I'm trying to solve the differential equation: \begin{equation} \frac{d^{2}y}{dx^{2}}=\delta(x)y \end{equation} My 'guess' was a solution of the following form: \begin{equation} y=A\exp\left[\int_{x_{0}}^{x}dx^{\prime}\int_{x_{0}}^{x^{\prime}}dx^{\prime\prime}\delta(x^{\prime\prime})\right]+B\exp\left[\int_{x_{0}}^{x}dx^{\prime}\delta(x^{\prime})\right] \end{equation} Is there any way to solve such an equation?
EDIT: more interestingly, \begin{equation} \frac{d^{2}y}{dx^{2}}=\delta^{\prime}(x)y \end{equation}
First we use the fact that $f\delta=f(0)\delta.$ We then get a differential equation of the form $y''=c\delta$ with condition $y(0)=c.$
The general solution to $y''=c\delta$ is $$ y(x) = \begin{cases} ax+b, & (x\leq 0) \\ (a+c)x+b, & (x\geq 0) \\ \end{cases} $$
Now we only have to make $y(0)=c$ be satisfied. But this gives $b=c$ so our final general solution is $$ y(x) = \begin{cases} ax+c, & (x\leq 0) \\ (a+c)x+c, & (x\geq 0) \\ \end{cases} $$ which can also be written $$ y(x) = (ax+c) + cx H(x), $$ where $H$ is Heaviside's step function and $a,c$ are constants.
A cleaner way to solve $y''=c\delta$:
Taking antiderivatives we get $y'=cH+a,$ where $a$ is some constant. Taking antiderivatives a second time gives $y=cxH+ax+b.$
Then $y(0)=c$ gives $b=c$ as before, so our solution is $$ y(x) = cxH(x)+ax+c. $$
Solving $y''=\delta'y$:
First we use that $$ y\delta' = (y\delta)'-y'\delta = y(0)\delta'-y'(0)\delta $$ to write the equation as $$ y'' = y(0)\delta'-y'(0)\delta. $$
Taking antiderivatives first gives $$ y' = y(0)\delta-y'(0)H+a $$ and then $$ y = y(0)H-y'(0)xH+ax+b. $$
Here we get a problem, though: $$ y(0) = y(0)H(0) + b. $$ What value does $H(0)$ have?

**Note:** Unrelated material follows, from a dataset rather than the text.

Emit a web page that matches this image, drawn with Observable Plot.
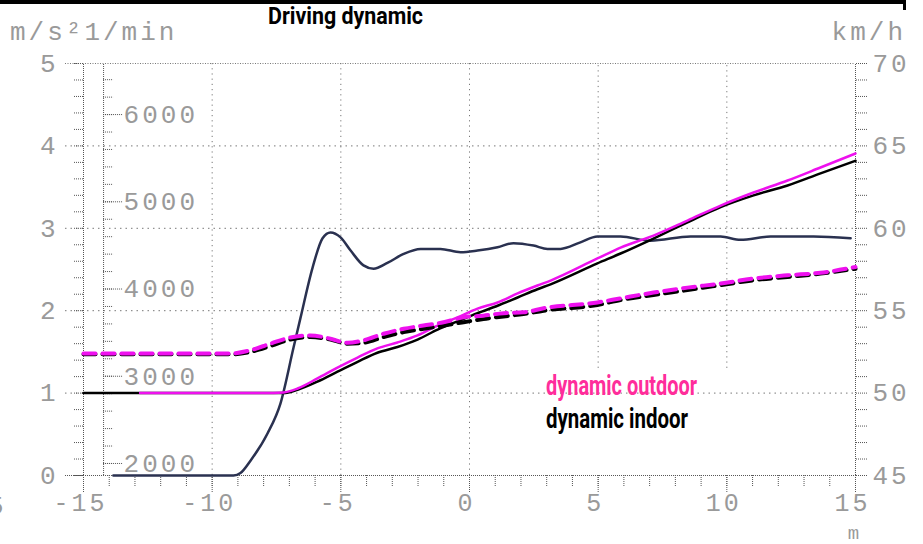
<!DOCTYPE html>
<html><head><meta charset="utf-8">
<script src="https://cdn.jsdelivr.net/npm/d3@7"></script>
<script src="https://cdn.jsdelivr.net/npm/@observablehq/plot@0.6"></script>
<style>
html,body{margin:0;padding:0;background:#fff;}
#wrap{position:relative;width:923px;height:544px;overflow:hidden;}
#wrap svg{position:absolute;left:0;top:0;}
#frame{position:absolute;left:0;top:0;width:903px;height:6px;border-top:4px solid #000;border-right:3px solid #000;z-index:2;}
</style></head>
<body><div id="wrap"><div id="frame"></div></div>
<script>
// ---- data ----
// engine speed, 1/min
const rpmX = [-13.84,-9.17,-8.90,-8.51,-7.85,-7.35,-6.84,-6.57,-6.10,-5.71,-5.40,-5.01,-4.62,-4.12,-3.73,-3.19,-2.56,-1.90,-1.13,-0.35,0.31,1.09,1.71,2.49,3.03,3.54,4.31,4.97,5.87,7.03,8.59,9.76,10.53,11.70,13.37,14.81];
const rpmVals = [1862,1862,1890,2032,2344,2684,3326,3666,4243,4583,4649,4592,4441,4271,4233,4299,4403,4460,4460,4422,4441,4479,4526,4498,4460,4460,4535,4602,4602,4554,4602,4602,4564,4602,4602,4583];
// vehicle speed, km/h
const outdoorSpeedX = [-12.8,-8.0,-7.23,-6.68,-5.91,-5.13,-4.35,-3.58,-2.80,-2.02,-1.24,-0.47,0.31,1.09,1.87,2.64,3.15,4.97,5.87,7.15,8.47,9.76,11.04,12.36,13.64,15.0];
const outdoorSpeed = [50.0,50.0,50.04,50.28,50.89,51.55,52.16,52.71,53.07,53.50,54.10,54.59,55.13,55.50,56.05,56.53,56.83,58.17,58.83,59.56,60.47,61.38,62.17,62.90,63.69,64.54];
const indoorSpeedX = [-15.0,-8.0,-7.23,-6.68,-5.91,-5.13,-4.35,-3.58,-2.80,-2.02,-1.24,-0.47,0.31,1.09,1.87,2.64,3.15,4.97,5.87,7.15,8.47,9.76,11.04,12.36,13.64,15.0];
const indoorSpeed = [50.0,50.0,50.0,50.2,50.7,51.3,51.9,52.45,52.8,53.25,53.85,54.35,54.85,55.3,55.8,56.3,56.6,57.87,58.47,59.38,60.36,61.29,62.0,62.6,63.33,64.1];
// acceleration, m/s²
const accX = [-15,-9.3,-8.51,-7.74,-6.96,-6.18,-5.40,-4.74,-4.12,-3.34,-2.56,-1.79,-1.01,-0.23,0.54,1.32,2.10,2.88,4.97,5.87,7.15,8.47,9.76,11.04,12.36,13.64,15.0];
const outdoorAcc = [1.48,1.48,1.52,1.60,1.675,1.70,1.66,1.61,1.64,1.72,1.78,1.82,1.86,1.92,1.94,1.97,1.98,2.03,2.10,2.15,2.22,2.28,2.33,2.39,2.43,2.46,2.53];
const indoorAcc = [1.47,1.47,1.50,1.57,1.65,1.68,1.65,1.60,1.61,1.68,1.74,1.78,1.82,1.86,1.90,1.93,1.96,2.00,2.07,2.13,2.19,2.25,2.31,2.37,2.41,2.45,2.51];

// ---- tick labels ----
const accTicks = [0,1,2,3,4,5];
const kmhTicks = [45,50,55,60,65,70];
const rpmTicks = [2000,3000,4000,5000,6000];
const xTicks = [-15,-10,-5,0,5,10,15];
const legendLabels = ["dynamic outdoor","dynamic indoor"];
const title = "Driving dynamic";

// ---- mappings onto the common (m/s²) scale ----
const rpmToU = r => 0.146 + (r - 2000) / 944.7;
const kmhToU = k => (k - 45) / 5;
const rpmAxisX = -14.22;

const rpmData = rpmX.map((x,i)=>({x, v: rpmToU(rpmVals[i])}));
const outSpd = outdoorSpeedX.map((x,i)=>({x, v: kmhToU(outdoorSpeed[i])}));
const inSpd = indoorSpeedX.map((x,i)=>({x, v: kmhToU(indoorSpeed[i])}));
const outAcc = accX.map((x,i)=>({x, v: outdoorAcc[i]}));
const inAcc = accX.map((x,i)=>({x, v: indoorAcc[i]}));

const yMinor = d3.range(0, 5.001, 0.2);
const xMinor = d3.range(-15, 15.001, 1);
const rpmMinor = d3.range(2000, 6401, 200);

const mono = "'Liberation Mono','DejaVu Sans Mono',monospace";
const gray = "#9a9a9a";
const axisCol = "#555";
const MAG = "#ee11ee";

const chart = Plot.plot({
  width: 923, height: 544,
  marginLeft: 83, marginRight: 68, marginTop: 63, marginBottom: 69,
  x: {domain: [-15, 15], axis: null},
  y: {domain: [0, 5], axis: null},
  style: {fontFamily: mono, background: "white", overflow: "visible"},
  marks: [
    // grid
    Plot.ruleY([1,2,3,4], {x1: -15.7, x2: 15, stroke: "#777", strokeDasharray: "1.5,4"}),
    Plot.ruleY([5], {x1: -15.7, x2: 15, stroke: "#777", strokeDasharray: "1,1.5"}),
    Plot.ruleX([-10,-5,0], {y1: 0, y2: 5, stroke: "#777", strokeDasharray: "1.2,4"}),
    Plot.ruleX([5,10], {y1: 1.3, y2: 5, stroke: "#777", strokeDasharray: "1.2,4"}),
    // axis lines
    Plot.ruleX([-15, 15], {y1: 0, y2: 5, stroke: axisCol, strokeDasharray: "1,1"}),
    Plot.ruleX([rpmAxisX], {y1: 0, y2: 5, stroke: axisCol, strokeDasharray: "1,1"}),
    Plot.ruleY([0], {x1: -15.7, x2: 15, stroke: axisCol, strokeDasharray: "1,1"}),
    // left axis
    Plot.axisY(yMinor, {anchor: "left", label: null, tickSize: 10, tickFormat: () => "", stroke: axisCol, strokeDasharray: "1,1"}),
    Plot.axisY(accTicks, {anchor: "left", label: null, tickSize: 0, tickPadding: 25, color: gray, fontSize: 26, tickFormat: d => String(d)}),
    // rpm axis
    Plot.ruleY(rpmMinor, {y: rpmToU, x1: rpmAxisX, x2: rpmAxisX + 0.39, stroke: axisCol, strokeDasharray: "1,1"}),
    Plot.ruleY(rpmTicks, {y: rpmToU, x1: rpmAxisX, x2: rpmAxisX + 0.74, stroke: axisCol, strokeDasharray: "1,1"}),
    Plot.text(rpmTicks, {y: rpmToU, x: rpmAxisX, dx: 20, text: d => String(d), textAnchor: "start", fill: gray, fontSize: 26}),
    // right axis
    Plot.axisY(yMinor, {anchor: "right", label: null, tickSize: 12, tickFormat: () => "", stroke: axisCol, strokeDasharray: "1,1"}),
    Plot.axisY(kmhTicks.map(kmhToU), {anchor: "right", label: null, tickSize: 0, tickPadding: 17, color: gray, fontSize: 26, tickFormat: u => String(Math.round(45 + 5*u))}),
    // bottom axis
    Plot.axisX(xMinor, {anchor: "bottom", label: null, tickSize: 12, tickFormat: () => "", stroke: axisCol, strokeDasharray: "1,1"}),
    Plot.axisX(xTicks, {anchor: "bottom", label: null, tickSize: 17, tickFormat: () => "", stroke: axisCol, strokeDasharray: "1,1"}),
    Plot.axisX(xTicks, {anchor: "bottom", label: null, tickSize: 0, tickPadding: 18, color: gray, fontSize: 25, dx: -3, tickFormat: d => d < 0 ? "-" + Math.abs(d) : String(d)}),
    // series
    Plot.line(rpmData, {x: "x", y: "v", stroke: "#2a3150", strokeWidth: 2.5, curve: "monotone-x"}),
    Plot.line(inSpd, {x: "x", y: "v", stroke: "#000", strokeWidth: 2.5, curve: "monotone-x"}),
    Plot.line(outSpd, {x: "x", y: "v", stroke: MAG, strokeWidth: 2.5, curve: "monotone-x"}),
    Plot.line(inAcc, {x: "x", y: "v", stroke: "#000", strokeWidth: 4, strokeDasharray: "12,7", curve: "monotone-x"}),
    Plot.line(outAcc, {x: "x", y: "v", stroke: MAG, strokeWidth: 4, strokeDasharray: "12,7", curve: "monotone-x"})
  ]
});

document.getElementById("wrap").appendChild(chart);
const svg = d3.select(chart);
svg.selectAll("text").style("letter-spacing", "3px");

// units
const addMono = (x, y, t, anchor, size) => svg.append("text").attr("x", x).attr("y", y).attr("text-anchor", anchor || "start")
  .attr("font-family", mono).attr("font-size", size || 26).attr("fill", gray).style("letter-spacing", "3px").text(t);
addMono(10, 40, "m/s²1/min");
addMono(906, 40, "km/h", "end");
addMono(855, 539, "m", "middle", 19);
addMono(-12, 514, "5");

// title and legend
const addBold = (x, y, t, size, len, fill) => svg.append("text").attr("x", x).attr("y", y).attr("text-anchor", "start")
  .attr("font-family", "Roboto, 'Open Sans', sans-serif").attr("font-weight", 700).attr("font-size", size)
  .attr("fill", fill).attr("textLength", len).attr("lengthAdjust", "spacingAndGlyphs").text(t);
addBold(268, 24, title, 24, 155, "#000");
addBold(546, 395, legendLabels[0], 27, 151, "#ff2d9b");
addBold(546, 428, legendLabels[1], 27, 142, "#000");
</script>
</body></html>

The only way I can see to solve this is to have $y(0)=0=b.$ Then we get $$ y = -y'(0)xH+ax. $$ This gives $y' = -y'(0)H+a$ and $y'(0) = -y'(0)H(0)+a$ where we have the same problem. Solving this problem in the same way as the former gives $y'(0)=0=a$ which results in the trivial final solution $$ y(x) \equiv 0. $$